%%
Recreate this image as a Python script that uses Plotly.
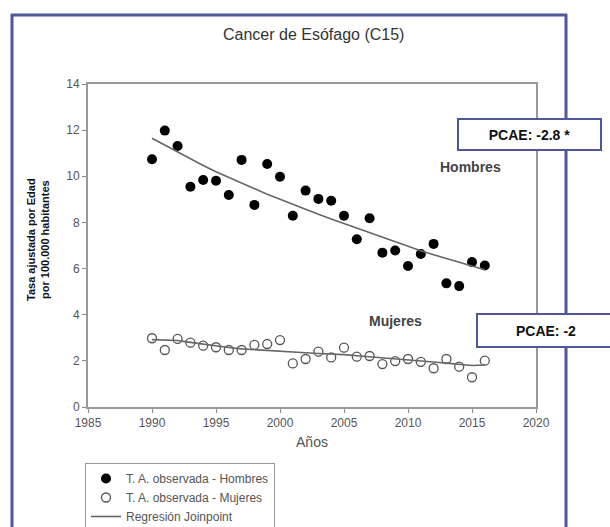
import plotly.graph_objects as go

years = list(range(1990, 2017))
hombres_obs = [10.74, 11.98, 11.31, 9.55, 9.84, 9.81, 9.19, 10.71, 8.76, 10.53,
               9.98, 8.29, 9.38, 9.02, 8.94, 8.29, 7.27, 8.18, 6.69, 6.78,
               6.11, 6.63, 7.07, 5.36, 5.24, 6.28, 6.13]
mujeres_obs = [2.98, 2.47, 2.95, 2.79, 2.66, 2.59, 2.47, 2.47, 2.69, 2.73,
               2.90, 1.89, 2.08, 2.40, 2.15, 2.57, 2.18, 2.21, 1.86, 1.99,
               2.08, 1.96, 1.68, 2.08, 1.75, 1.29, 2.01]
hombres_fit = [11.65, 11.35, 11.05, 10.75, 10.47, 10.2, 9.95, 9.7, 9.45, 9.22,
               9.0, 8.78, 8.55, 8.35, 8.15, 7.95, 7.75, 7.55, 7.35, 7.15,
               6.95, 6.77, 6.6, 6.43, 6.27, 6.1, 5.95]
mujeres_fit = [2.92, 2.90, 2.88, 2.80, 2.72, 2.65, 2.58, 2.52, 2.48, 2.45,
               2.42, 2.38, 2.35, 2.32, 2.30, 2.27, 2.22, 2.18, 2.13, 2.09,
               2.05, 2.00, 1.95, 1.90, 1.85, 1.80, 1.82]

x_ticks = [1985, 1990, 1995, 2000, 2005, 2010, 2015, 2020]
y_ticks = [0, 2, 4, 6, 8, 10, 12, 14]

W, H = 610, 527
L, R, T, B = 88, 536, 84, 407


def px(x):
    return (x - L) / (R - L)


def py(y):
    return (B - y) / (B - T)


FONT = "Liberation Sans, Arial, sans-serif"

fig = go.Figure()
fig.add_trace(go.Scatter(
    x=years, y=hombres_obs, mode="markers", name="T. A. observada - Hombres",
    marker=dict(symbol="circle", size=10, color="black"),
))
fig.add_trace(go.Scatter(
    x=years, y=mujeres_obs, mode="markers", name="T. A. observada - Mujeres",
    marker=dict(symbol="circle-open", size=9, color="#555", line=dict(width=1.3, color="#555")),
))
fig.add_trace(go.Scatter(
    x=years, y=hombres_fit, mode="lines", name="Regresión Joinpoint",
    line=dict(color="#666", width=1.6),
))
fig.add_trace(go.Scatter(
    x=years, y=mujeres_fit, mode="lines", name="Regresión Joinpoint",
    line=dict(color="#666", width=1.6), showlegend=False,
))

blue = "#4d5799"
shapes = [
    dict(type="line", xref="paper", yref="paper", x0=px(12), x1=px(12), y0=py(14), y1=py(540),
         line=dict(color=blue, width=3)),
    dict(type="line", xref="paper", yref="paper", x0=px(11), x1=px(567), y0=py(15), y1=py(15),
         line=dict(color=blue, width=3)),
    dict(type="line", xref="paper", yref="paper", x0=px(566), x1=px(566), y0=py(14), y1=py(540),
         line=dict(color=blue, width=3)),
]

C = dict(xref="paper", yref="paper", showarrow=False, xanchor="center", yanchor="middle")
annotations = [
    dict(text="Cancer de Esófago (C15)", x=px(313), y=py(34),
         font=dict(size=16, color="#333", family=FONT), **C),
    dict(text="<b>Tasa ajustada por Edad<br>por 100.000 habitantes</b>", x=px(38), y=py(240),
         textangle=-90, font=dict(size=11, color="#111", family=FONT), **C),
    dict(text="<b>Hombres</b>", x=px(470), y=py(167),
         font=dict(size=14, color="#444", family=FONT), **C),
    dict(text="<b>Mujeres</b>", x=px(395), y=py(321),
         font=dict(size=14, color="#444", family=FONT), **C),
    dict(text="<b>PCAE: -2.8 *</b>", x=px(529.5), y=py(134.5),
         width=139, height=27, bgcolor="white", bordercolor=blue,
         borderwidth=2, borderpad=1, font=dict(size=14, color="#111", family=FONT), **C),
    dict(text="<b>PCAE: -2</b>", x=px(546), y=py(330.5),
         width=134, height=29, bgcolor="white", bordercolor=blue,
         borderwidth=2, borderpad=1, font=dict(size=14, color="#111", family=FONT), **C),
]

fig.update_layout(
    width=W, height=H,
    margin=dict(l=L, r=W - R, t=T, b=H - B, autoexpand=False),
    paper_bgcolor="white", plot_bgcolor="white",
    font=dict(family=FONT, color="#555", size=11),
    showlegend=True,
    legend=dict(x=px(85), y=py(463), xanchor="left", yanchor="top",
                bordercolor="#999", borderwidth=1, bgcolor="white",
                font=dict(size=12, color="#555", family=FONT),
                tracegroupgap=0, itemwidth=30),
    shapes=shapes,
    annotations=annotations,
)
fig.update_xaxes(range=[1985, 2020], tickvals=x_ticks, ticks="outside", ticklen=4,
                 tickcolor="#888", showgrid=False, zeroline=False,
                 showline=True, linecolor="#999", linewidth=2, mirror=True,
                 tickfont=dict(size=12, color="#555"),
                 title=dict(text="Años", font=dict(size=14, color="#555"), standoff=8))
fig.update_yaxes(range=[0, 14], tickvals=y_ticks, ticks="outside", ticklen=4,
                 tickcolor="#888", showgrid=False, zeroline=False,
                 showline=True, linecolor="#999", linewidth=2, mirror=True,
                 tickfont=dict(size=12, color="#555"))

fig.write_html("out.html", config={"displayModeBar": False},
               post_script="document.body.style.margin='0';")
%%
Work to do:
Exclude the pictures, and transcribe all of the material exactly.

The response:
Recreate this image as a Python script that uses Plotly.
import plotly.graph_objects as go

years = list(range(1990, 2017))
hombres_obs = [10.74, 11.98, 11.31, 9.55, 9.84, 9.81, 9.19, 10.71, 8.76, 10.53,
               9.98, 8.29, 9.38, 9.02, 8.94, 8.29, 7.27, 8.18, 6.69, 6.78,
               6.11, 6.63, 7.07, 5.36, 5.24, 6.28, 6.13]
mujeres_obs = [2.98, 2.47, 2.95, 2.79, 2.66, 2.59, 2.47, 2.47, 2.69, 2.73,
               2.90, 1.89, 2.08, 2.40, 2.15, 2.57, 2.18, 2.21, 1.86, 1.99,
               2.08, 1.96, 1.68, 2.08, 1.75, 1.29, 2.01]
hombres_fit = [11.65, 11.35, 11.05, 10.75, 10.47, 10.2, 9.95, 9.7, 9.45, 9.22,
               9.0, 8.78, 8.55, 8.35, 8.15, 7.95, 7.75, 7.55, 7.35, 7.15,
               6.95, 6.77, 6.6, 6.43, 6.27, 6.1, 5.95]
mujeres_fit = [2.92, 2.90, 2.88, 2.80, 2.72, 2.65, 2.58, 2.52, 2.48, 2.45,
               2.42, 2.38, 2.35, 2.32, 2.30, 2.27, 2.22, 2.18, 2.13, 2.09,
               2.05, 2.00, 1.95, 1.90, 1.85, 1.80, 1.82]

x_ticks = [1985, 1990, 1995, 2000, 2005, 2010, 2015, 2020]
y_ticks = [0, 2, 4, 6, 8, 10, 12, 14]

W, H = 610, 527
L, R, T, B = 88, 536, 84, 407


def px(x):
    return (x - L) / (R - L)


def py(y):
    return (B - y) / (B - T)


FONT = "Liberation Sans, Arial, sans-serif"

fig = go.Figure()
fig.add_trace(go.Scatter(
    x=years, y=hombres_obs, mode="markers", name="T. A. observada - Hombres",
    marker=dict(symbol="circle", size=10, color="black"),
))
fig.add_trace(go.Scatter(
    x=years, y=mujeres_obs, mode="markers", name="T. A. observada - Mujeres",
    marker=dict(symbol="circle-open", size=9, color="#555", line=dict(width=1.3, color="#555")),
))
fig.add_trace(go.Scatter(
    x=years, y=hombres_fit, mode="lines", name="Regresión Joinpoint",
    line=dict(color="#666", width=1.6),
))
fig.add_trace(go.Scatter(
    x=years, y=mujeres_fit, mode="lines", name="Regresión Joinpoint",
    line=dict(color="#666", width=1.6), showlegend=False,
))

blue = "#4d5799"
shapes = [
    dict(type="line", xref="paper", yref="paper", x0=px(12), x1=px(12), y0=py(14), y1=py(540),
         line=dict(color=blue, width=3)),
    dict(type="line", xref="paper", yref="paper", x0=px(11), x1=px(567), y0=py(15), y1=py(15),
         line=dict(color=blue, width=3)),
    dict(type="line", xref="paper", yref="paper", x0=px(566), x1=px(566), y0=py(14), y1=py(540),
         line=dict(color=blue, width=3)),
]

C = dict(xref="paper", yref="paper", showarrow=False, xanchor="center", yanchor="middle")
annotations = [
    dict(text="Cancer de Esófago (C15)", x=px(313), y=py(34),
         font=dict(size=16, color="#333", family=FONT), **C),
    dict(text="<b>Tasa ajustada por Edad<br>por 100.000 habitantes</b>", x=px(38), y=py(240),
         textangle=-90, font=dict(size=11, color="#111", family=FONT), **C),
    dict(text="<b>Hombres</b>", x=px(470), y=py(167),
         font=dict(size=14, color="#444", family=FONT), **C),
    dict(text="<b>Mujeres</b>", x=px(395), y=py(321),
         font=dict(size=14, color="#444", family=FONT), **C),
    dict(text="<b>PCAE: -2.8 *</b>", x=px(529.5), y=py(134.5),
         width=139, height=27, bgcolor="white", bordercolor=blue,
         borderwidth=2, borderpad=1, font=dict(size=14, color="#111", family=FONT), **C),
    dict(text="<b>PCAE: -2</b>", x=px(546), y=py(330.5),
         width=134, height=29, bgcolor="white", bordercolor=blue,
         borderwidth=2, borderpad=1, font=dict(size=14, color="#111", family=FONT), **C),
]

fig.update_layout(
    width=W, height=H,
    margin=dict(l=L, r=W - R, t=T, b=H - B, autoexpand=False),
    paper_bgcolor="white", plot_bgcolor="white",
    font=dict(family=FONT, color="#555", size=11),
    showlegend=True,
    legend=dict(x=px(85), y=py(463), xanchor="left", yanchor="top",
                bordercolor="#999", borderwidth=1, bgcolor="white",
                font=dict(size=12, color="#555", family=FONT),
                tracegroupgap=0, itemwidth=30),
    shapes=shapes,
    annotations=annotations,
)
fig.update_xaxes(range=[1985, 2020], tickvals=x_ticks, ticks="outside", ticklen=4,
                 tickcolor="#888", showgrid=False, zeroline=False,
                 showline=True, linecolor="#999", linewidth=2, mirror=True,
                 tickfont=dict(size=12, color="#555"),
                 title=dict(text="Años", font=dict(size=14, color="#555"), standoff=8))
fig.update_yaxes(range=[0, 14], tickvals=y_ticks, ticks="outside", ticklen=4,
                 tickcolor="#888", showgrid=False, zeroline=False,
                 showline=True, linecolor="#999", linewidth=2, mirror=True,
                 tickfont=dict(size=12, color="#555"))

fig.write_html("out.html", config={"displayModeBar": False},
               post_script="document.body.style.margin='0';")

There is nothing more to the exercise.